Em 1996, Leonel Oliveira foi nomeado reitor da Irmandade de Nossa Senhora da Boa Hora de Fradelos, em cuja capela há já alguns anos celebrava a eucaristia e onde, desde 1991, exercia funções de capelão, como escreve em 1993: “Neste momento sou um simples capelão, e faço a experiência fascinante de exercer o meu ministério presbiteral num espaço não necessário, o que me exige um esforço teologal de aprofundamento do lugar de uma pequena capela no centro e nas encruzilhadas da vida da Cidade”.
Em 2002, o Bispo do Porto, D. Armindo Lopes Coelho, cedeu uma casa na Rua de Costa Cabral para o funcionamento do Centro Catecumenal, onde Leonel Oliveira passou a residir. Acompanharam-no os amigos de sempre e os seus livros. Entretanto foram chegando novos amigos e aquela casa foi sendo habitada ao modo de ‘domus ecclesiae’.
Leonel Oliveira morreu no dia 2 de novembro de 2015, com 81 anos, em Freamunde, na casa onde nasceu.
Na Capela de Fradelos, como no Padrão da Légua e na Serra do Pilar, Leonel Oliveira foi igual a si próprio: incansavelmente criativo, dedicado, disponível, apostólico; nunca abdicou da alegria e da simplicidade, da coragem e do desassombro; tornou-se uma voz por vezes incómoda, mas sempre livre e profética. Nunca se deixou apoucar por passadismos e, no regresso às fontes, buscou sempre a matéria-prima do presente, enquanto assumiu a missão de guardar o futuro.
Presbítero da Igreja, intelectual admirável, viveu a sua missão apostólica como um exercício de inteligência da Fé e ciência da Esperança. Foi um humanista cristão e um cristão humaníssimo. Do Padrão da Légua à Capela de Fradelos, durante mais de cinquenta anos de vida pastoral, Leonel Oliveira escreveu milhares de textos, tão idiossincráticos que, ao lê-los, temos a sensação de que escutamos a sua voz, o modo tão característico como os lia nas assembleias litúrgicas, entre amigos. Trata-se de um legado inestimável para interpretar o seu tão original pensamento teológico e teologal. Mas o seu principal legado não são os textos… são as pessoas, as pessoas a quem abriu a porta e para quem pôs a mesa – mesa-comum – e a quem ensinou o Evangelho, à luz dos sinais-dos-tempos, e a quem testemunhou e com quem partilhou o Cristo Jesus.

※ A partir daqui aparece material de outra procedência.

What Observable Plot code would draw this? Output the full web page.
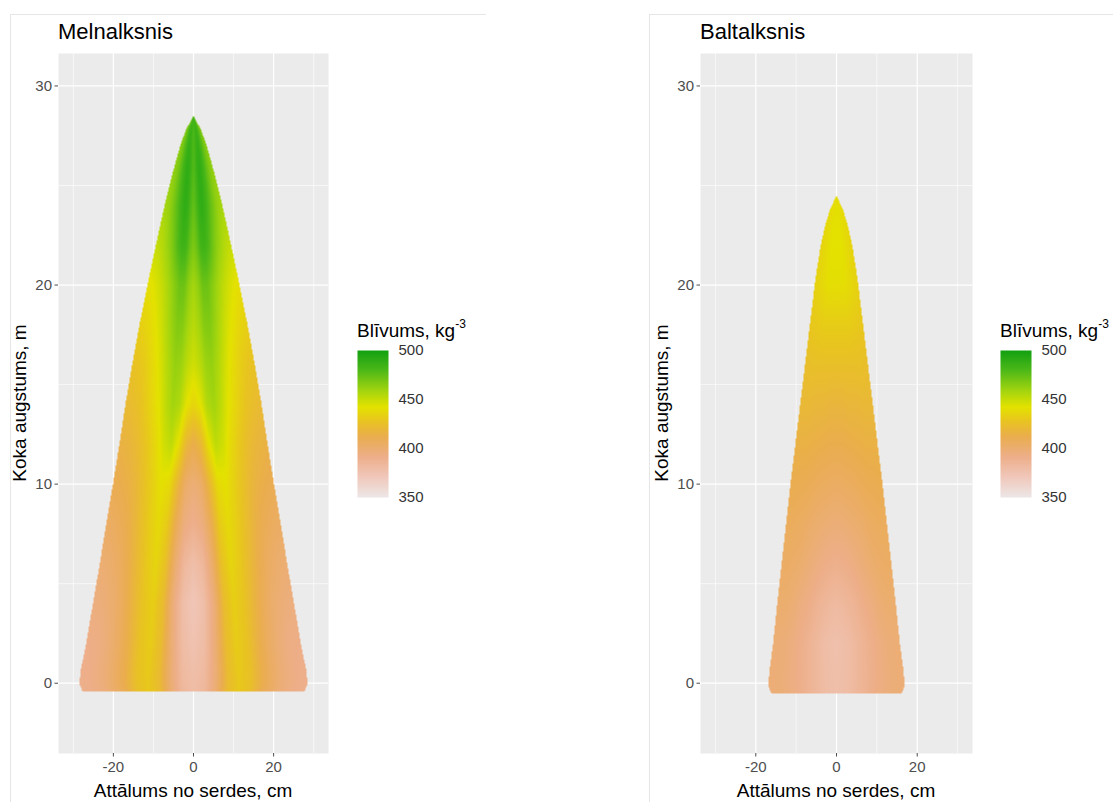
<!DOCTYPE html>
<html>
<head>
<meta charset="utf-8">
<script src="https://cdn.jsdelivr.net/npm/d3@7"></script>
<script src="https://cdn.jsdelivr.net/npm/@observablehq/plot@0.6"></script>
<style>
  html, body { margin: 0; padding: 0; background: #ffffff; }
  #root { position: relative; width: 1113px; height: 802px; overflow: hidden;
          font-family: "Liberation Sans", Arial, sans-serif; color: #000; }
  .abs { position: absolute; white-space: nowrap; }
  .border { position: absolute; border-top: 1px solid #E6E6E6; border-left: 1px solid #E6E6E6; }
  .title { font-size: 22px; line-height: 22px; }
  .axtitle { font-size: 19px; line-height: 19px; }
  .legtitle { font-size: 19px; line-height: 19px; }
  .legtitle sup { font-size: 12px; position: relative; top: -9px; vertical-align: baseline; }
</style>
</head>
<body>
<div id="root"></div>
<script>
// ---------------- data ----------------
const panelTitles = ["Melnalksnis", "Baltalksnis"];
const xAxisTitle = "Attālums no serdes, cm";
const yAxisTitle = "Koka augstums, m";
const legendTitle = "Blīvums, kg";
const legendExponent = "-3";

const xDomain = [-33.7, 33.7];
const yDomain = [-3.53, 31.63];
const xMajorTicks = [-20, 0, 20];
const xMinorTicks = [-30, -10, 10, 30];
const yMajorTicks = [0, 10, 20, 30];
const yMinorTicks = [5, 15, 25];
const legendTicks = [350, 400, 450, 500];

// colour scale stops (density, kg m-3)
const colorStops = [350, 372, 392, 412, 428, 442, 458, 480, 500];
const colorRange = ["#EDE7E7", "#F0C6B8", "#EDAE88", "#EAAD4E", "#E8C420", "#E4E200", "#A6D60E", "#4CB818", "#12A112"];

// relative distance from pith (0 = pith, 1 = bark)
const relRadius = [0, 0.1, 0.2, 0.3, 0.4, 0.5, 0.6, 0.7, 0.8, 0.9, 1];

// Melnalksnis: stem profile (height m -> radius cm)
const melProfileHeight = [-0.4, -0.1, 0.5, 2, 4, 6, 8, 10, 12, 14, 16, 18, 20, 22, 24, 25, 26, 27, 27.8, 28.5];
const melProfileRadius = [27.7, 28.4, 28.3, 26.8, 25.1, 23.4, 21.8, 20.1, 18.5, 17.0, 15.3, 13.5, 11.5, 9.4, 7.2, 6.0, 4.7, 3.3, 1.9, 0];
// Melnalksnis: density rows at these heights, columns = relRadius
const melHeights = [-0.4, 2, 4, 6, 8, 10, 12, 14, 16, 18, 20, 22, 24, 26, 28.6];
const melDensity = [
  [380, 384, 400, 422, 430, 425, 412, 403, 396, 392, 390],
  [375, 380, 398, 422, 432, 427, 415, 405, 398, 393, 392],
  [372, 378, 396, 422, 433, 428, 418, 408, 401, 397, 395],
  [378, 384, 402, 426, 436, 430, 421, 412, 405, 401, 399],
  [390, 395, 410, 431, 438, 432, 424, 416, 410, 406, 404],
  [398, 403, 420, 438, 441, 434, 427, 420, 415, 412, 410],
  [412, 420, 440, 452, 447, 438, 431, 425, 420, 417, 415],
  [436, 442, 455, 459, 452, 443, 437, 431, 426, 423, 421],
  [447, 452, 460, 462, 456, 448, 441, 436, 431, 428, 426],
  [453, 458, 466, 467, 461, 454, 447, 442, 438, 435, 433],
  [458, 463, 472, 472, 466, 460, 454, 449, 445, 442, 440],
  [468, 474, 484, 485, 480, 472, 465, 460, 455, 452, 450],
  [474, 480, 488, 490, 486, 480, 474, 468, 463, 460, 458],
  [478, 483, 488, 490, 488, 484, 478, 473, 468, 465, 463],
  [480, 482, 484, 485, 485, 483, 480, 476, 472, 470, 468]
];

// Baltalksnis
const balProfileHeight = [-0.5, -0.2, 0.5, 2, 4, 6, 8, 10, 12, 14, 16, 18, 20, 21, 22, 23, 23.8, 24.5];
const balProfileRadius = [16.2, 16.8, 16.7, 15.7, 14.7, 13.6, 12.5, 11.4, 10.2, 9.0, 7.8, 6.6, 5.4, 4.7, 3.9, 2.8, 1.6, 0];
const balHeights = [-0.5, 2, 4, 6, 8, 10, 12, 14, 16, 18, 20, 22, 24.5];
const balDensity = [
  [378, 379, 381, 384, 387, 390, 393, 395, 397, 398, 398],
  [377, 378, 380, 383, 386, 389, 392, 395, 397, 398, 399],
  [382, 383, 385, 387, 390, 393, 395, 398, 400, 401, 401],
  [390, 391, 392, 394, 396, 398, 400, 402, 403, 404, 404],
  [398, 398, 399, 400, 401, 402, 404, 405, 406, 407, 407],
  [405, 405, 406, 406, 407, 408, 409, 410, 410, 411, 411],
  [412, 412, 412, 413, 413, 414, 414, 415, 415, 415, 415],
  [418, 418, 418, 419, 419, 419, 419, 420, 420, 420, 420],
  [425, 425, 425, 425, 425, 425, 425, 425, 425, 424, 424],
  [432, 432, 432, 432, 432, 432, 431, 431, 430, 430, 429],
  [440, 440, 440, 440, 440, 439, 438, 437, 436, 435, 434],
  [442, 442, 442, 442, 441, 440, 439, 438, 437, 436, 435],
  [440, 440, 440, 440, 440, 440, 440, 440, 440, 440, 440]
];

// ---------------- helpers ----------------
function lerpArr(xs, ys, x) {
  const n = xs.length;
  if (x <= xs[0]) return ys[0];
  if (x >= xs[n - 1]) return ys[n - 1];
  const i = Math.min(n - 2, d3.bisectRight(xs, x) - 1);
  const t = (x - xs[i]) / (xs[i + 1] - xs[i]);
  return ys[i] + t * (ys[i + 1] - ys[i]);
}

function densityField(rowHeights, grid, profH, profR) {
  return (x, y) => {
    if (y < profH[0] || y > profH[profH.length - 1]) return NaN;
    const R = lerpArr(profH, profR, y);
    const ax = Math.abs(x);
    if (!(R > 0) || ax > R) return NaN;
    const r = ax / R;
    const n = rowHeights.length;
    let i;
    if (y <= rowHeights[0]) i = 0;
    else if (y >= rowHeights[n - 1]) i = n - 2;
    else i = Math.min(n - 2, d3.bisectRight(rowHeights, y) - 1);
    const t = Math.max(0, Math.min(1, (y - rowHeights[i]) / (rowHeights[i + 1] - rowHeights[i])));
    const a = lerpArr(relRadius, grid[i], r);
    const b = lerpArr(relRadius, grid[i + 1], r);
    return a + t * (b - a);
  };
}

const colorOpts = { type: "linear", domain: colorStops, range: colorRange, interpolate: "rgb", clamp: true };
const fontFamily = "Liberation Sans, Arial, sans-serif";
const plainFormat = d => String(d);

function panel(field, frameWidth) {
  return Plot.plot({
    width: 58 + frameWidth + 10,
    height: 748,
    marginLeft: 58, marginRight: 10, marginTop: 8, marginBottom: 40,
    x: { domain: xDomain },
    y: { domain: yDomain },
    color: colorOpts,
    style: { fontFamily, fontSize: "15px", background: "transparent", overflow: "visible" },
    marks: [
      Plot.frame({ fill: "#EBEBEB", stroke: null }),
      Plot.gridX(xMinorTicks, { stroke: "#FFFFFF", strokeOpacity: 1, strokeWidth: 0.6 }),
      Plot.gridY(yMinorTicks, { stroke: "#FFFFFF", strokeOpacity: 1, strokeWidth: 0.6 }),
      Plot.gridX(xMajorTicks, { stroke: "#FFFFFF", strokeOpacity: 1, strokeWidth: 1.2 }),
      Plot.gridY(yMajorTicks, { stroke: "#FFFFFF", strokeOpacity: 1, strokeWidth: 1.2 }),
      Plot.raster({ fill: field, x1: xDomain[0], x2: xDomain[1], y1: yDomain[0], y2: yDomain[1], pixelSize: 1 }),
      Plot.axisX({ ticks: xMajorTicks, tickFormat: plainFormat, tickSize: 3.5, tickPadding: 4, color: "#4D4D4D", label: null }),
      Plot.axisY({ ticks: yMajorTicks, tickFormat: plainFormat, tickSize: 3.5, tickPadding: 3, color: "#4D4D4D", label: null })
    ]
  });
}

function legendBar() {
  return Plot.plot({
    width: 31 + 50, height: 147 + 20,
    marginLeft: 0, marginRight: 50, marginTop: 10, marginBottom: 10,
    x: { domain: [0, 1], axis: null },
    y: { domain: [350, 500] },
    color: colorOpts,
    style: { fontFamily, fontSize: "15px", background: "transparent", overflow: "visible" },
    marks: [
      Plot.raster({ fill: (x, y) => y, x1: 0, x2: 1, y1: 350, y2: 500 }),
      Plot.axisY({ anchor: "right", ticks: legendTicks, tickFormat: plainFormat, tickSize: 0, tickPadding: 10, color: "#333333", label: null })
    ]
  });
}

// ---------------- layout ----------------
const root = document.getElementById("root");
function place(el, left, top) {
  el.style.position = "absolute";
  el.style.left = left + "px";
  el.style.top = top + "px";
  root.appendChild(el);
  return el;
}
function textDiv(cls, html, left, top, extra) {
  const d = document.createElement("div");
  d.className = "abs " + cls;
  d.innerHTML = html;
  d.style.left = left + "px";
  d.style.top = top + "px";
  if (extra) Object.assign(d.style, extra);
  root.appendChild(d);
  return d;
}

// figure borders
[[10, 14, 475], [649, 14, 520]].forEach(([l, t, w]) => {
  const b = document.createElement("div");
  b.className = "border";
  Object.assign(b.style, { left: l + "px", top: t + "px", width: w + "px", height: "820px" });
  root.appendChild(b);
});

const figures = [
  { title: panelTitles[0], field: densityField(melHeights, melDensity, melProfileHeight, melProfileRadius), svgLeft: 0, frameWidth: 270, legendLeft: 357 },
  { title: panelTitles[1], field: densityField(balHeights, balDensity, balProfileHeight, balProfileRadius), svgLeft: 642, frameWidth: 272, legendLeft: 1000 }
];

figures.forEach(f => {
  place(panel(f.field, f.frameWidth), f.svgLeft, 45);
  const frameLeft = f.svgLeft + 58;
  const frameCenter = frameLeft + f.frameWidth / 2;
  textDiv("title", f.title, frameLeft, 21);
  textDiv("axtitle", xAxisTitle, frameCenter - 150, 781, { width: "300px", textAlign: "center" });
  textDiv("axtitle", yAxisTitle, frameLeft - 39, 403, { transform: "translate(-50%, -50%) rotate(-90deg)" });
  textDiv("legtitle", legendTitle + "<sup>" + legendExponent + "</sup>", f.legendLeft, 321);
  place(legendBar(), f.legendLeft, 340);
});
</script>
</body>
</html>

Em 2013 foi publicado «Duma só coisa quis saber», livro que reúne dez conferências e comunicações [pronunciadas entre 1993 e 2010] e dezasseis artigos publicados nos «Cadernos» do Centro Catecumenal [entre 1999 e 2003], a que foram acrescentados cinco textos da rubrica “Volta ao Mundo em 80 linhas”, assinados com o pseudónimo Preste João. Apesar de não apresentarem uma unidade temática evidente ou um fio condutor, esses textos são significativamente representativos do pensamento e discurso teológico e teologal de Leonel Oliveira.
Enquanto preparamos a edição de «Actos e Actas», a colaboração regular que Leonel Oliveira manteve, entre 1985 e 2007, no semanário diocesano Voz Portucalense, apresentamos aqui os seus textos como uma importante ferramenta pastoral de cultura bíblica, consciência histórica e atividade teologal, tanto no contexto pessoal de crescimento espiritual, como no contexto da vida comunitária.